Giardia is a parasite found in the gut of infected people and animals. It is passed on in the faeces of infected humans and animals. People become infected when they swallow the parasites, usually in contaminated water.
People with giardia may experience diarrhoea, stomach cramps and vomiting.
If you are concerned about giardia, call Healthline on 0800 611 116 or see your doctor or practice nurse.
You get infected when you swallow the parasites, for example, by drinking contaminated water or touching your mouth with contaminated hands.
People or animals who have giardia pass on the parasites in their faeces.
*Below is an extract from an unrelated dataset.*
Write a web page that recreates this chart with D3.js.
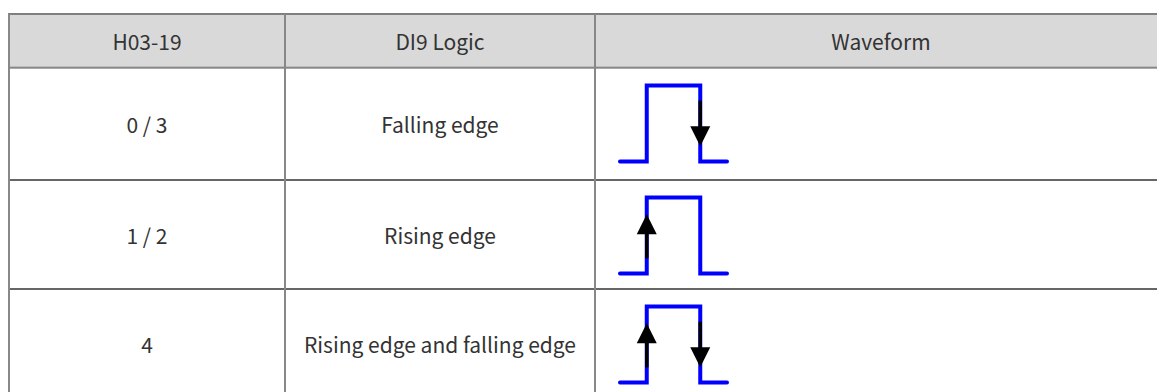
<!DOCTYPE html>
<html><head><meta charset="utf-8">
<script src="https://cdn.jsdelivr.net/npm/d3@7"></script>
<style>html,body{margin:0;padding:0;background:#fff;overflow:hidden}</style>
</head><body>
<svg id="c" width="1157" height="392"></svg>
<script>
const headers = ["H03-19", "DI9 Logic", "Waveform"];
const codes = ["0 / 3", "1 / 2", "4"];
const logic = ["Falling edge", "Rising edge", "Rising edge and falling edge"];
// waveform: pulse times (units) and levels
const waveT = [0, 1, 1, 3, 3, 4];
const waveL = [0, 0, 1, 1, 0, 0];
// which edges get an arrow per row
const edges = [["fall"], ["rise"], ["rise", "fall"]];

const svg = d3.select("#c");
const font = "'Noto Sans CJK SC','Noto Sans',sans-serif";
const fs = 21;
const colX = d3.scaleOrdinal().domain([0,1,2,3]).range([9, 285, 595, 1167]);
const rowY = d3.scaleOrdinal().domain([0,1,2,3,4]).range([14, 68, 180, 289, 398]);

svg.append("rect").attr("x", colX(0)).attr("y", rowY(0)).attr("width", colX(3)-colX(0)).attr("height", rowY(1)-rowY(0)).attr("fill", "#d9d9d9");

headers.forEach((h, i) => {
  svg.append("text").attr("x", (colX(i)+colX(i+1))/2).attr("y", (rowY(0)+rowY(1))/2)
    .attr("text-anchor", "middle").attr("dominant-baseline", "central")
    .attr("font-family", font).attr("font-size", fs).attr("fill", "#333").text(h);
});
codes.forEach((c, r) => {
  const cy = (rowY(r+1)+rowY(r+2))/2;
  svg.append("text").attr("x", (colX(0)+colX(1))/2).attr("y", cy)
    .attr("text-anchor", "middle").attr("dominant-baseline", "central")
    .attr("font-family", font).attr("font-size", fs).attr("fill", "#333").text(c);
  svg.append("text").attr("x", (colX(1)+colX(2))/2).attr("y", cy)
    .attr("text-anchor", "middle").attr("dominant-baseline", "central")
    .attr("font-family", font).attr("font-size", fs).attr("fill", "#333").text(logic[r]);
});

svg.append("line").attr("x1", colX(0)-1).attr("x2", colX(3)).attr("y1", rowY(0)).attr("y2", rowY(0)).attr("stroke", "#808080").attr("stroke-width", 2);
svg.append("line").attr("x1", colX(0)).attr("x2", colX(3)).attr("y1", rowY(1)-1).attr("y2", rowY(1)-1).attr("stroke", "#a0a0a0").attr("stroke-width", 1);
svg.append("line").attr("x1", colX(0)).attr("x2", colX(3)).attr("y1", rowY(1)).attr("y2", rowY(1)).attr("stroke", "#555").attr("stroke-width", 1.2);
[2,3].forEach(r => {
  svg.append("line").attr("x1", colX(0)).attr("x2", colX(3)).attr("y1", rowY(r)).attr("y2", rowY(r)).attr("stroke", "#333").attr("stroke-width", 1.5);
});
[0,1,2].forEach(c => {
  svg.append("line").attr("x1", colX(c)).attr("x2", colX(c)).attr("y1", rowY(0)).attr("y2", 392).attr("stroke", "#888").attr("stroke-width", 2);
});

const wx = d3.scaleLinear().domain([0, 4]).range([620, 727]);
const line = d3.line();
edges.forEach((eds, r) => {
  const top = rowY(r+1);
  const wy = d3.scaleLinear().domain([0, 1]).range([top + 93.5, top + 17.5]);
  const pts = waveT.map((t, i) => [wx(t), wy(waveL[i])]);
  svg.append("path").attr("d", line(pts)).attr("fill", "none").attr("stroke", "#0000ff")
    .attr("stroke-width", 4).attr("stroke-linejoin", "miter").attr("stroke-linecap", "round");
  eds.forEach(e => {
    const x = wx(e === "rise" ? 1 : 3);
    const from = e === "rise" ? 0.2 : 0.8;
    const to = e === "rise" ? 0.78 : 0.2;
    const y0 = wy(from), y1 = wy(to);
    const dir = Math.sign(y1 - y0);
    const headLen = 20, headW = 10;
    svg.append("line").attr("x1", x).attr("x2", x).attr("y1", y0).attr("y2", y1 - dir*headLen + dir*2)
      .attr("stroke", "#000").attr("stroke-width", 3.5);
    svg.append("path").attr("d", line([[x, y1], [x-headW, y1 - dir*headLen], [x+headW, y1 - dir*headLen]]) + "Z")
      .attr("fill", "#000");
  });
});
</script>
</body></html>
The parasites can contaminate soil, food or water, or surfaces such as toys, bathroom taps or doors, and nappy change tables.
The parasites can live in the environment for long periods, especially in lakes, rivers, streams and roof water. There is no way of telling by taste, sight or smell if soil, food, water or a surface has giardia.
Giardia symptoms include diarrhoea, stomach pains, feeling sick and vomiting. Symptoms appear 3–25 days after you become infected. You can be ill for three to four days, then feel better, then the symptoms may come back.
If you think you have giardia, see your doctor. They will probably ask you to provide a stool (poo) specimen for testing. People with giardia can be treated with antibiotics.
Stay away from school, early childhood centres or work until two days after the symptoms have gone.
Giardia is a notifiable disease. This means that health professionals or laboratories will inform us when someone has it. This allows us to monitor the number of people who have the disease and give health professionals advice on how to reduce its spread.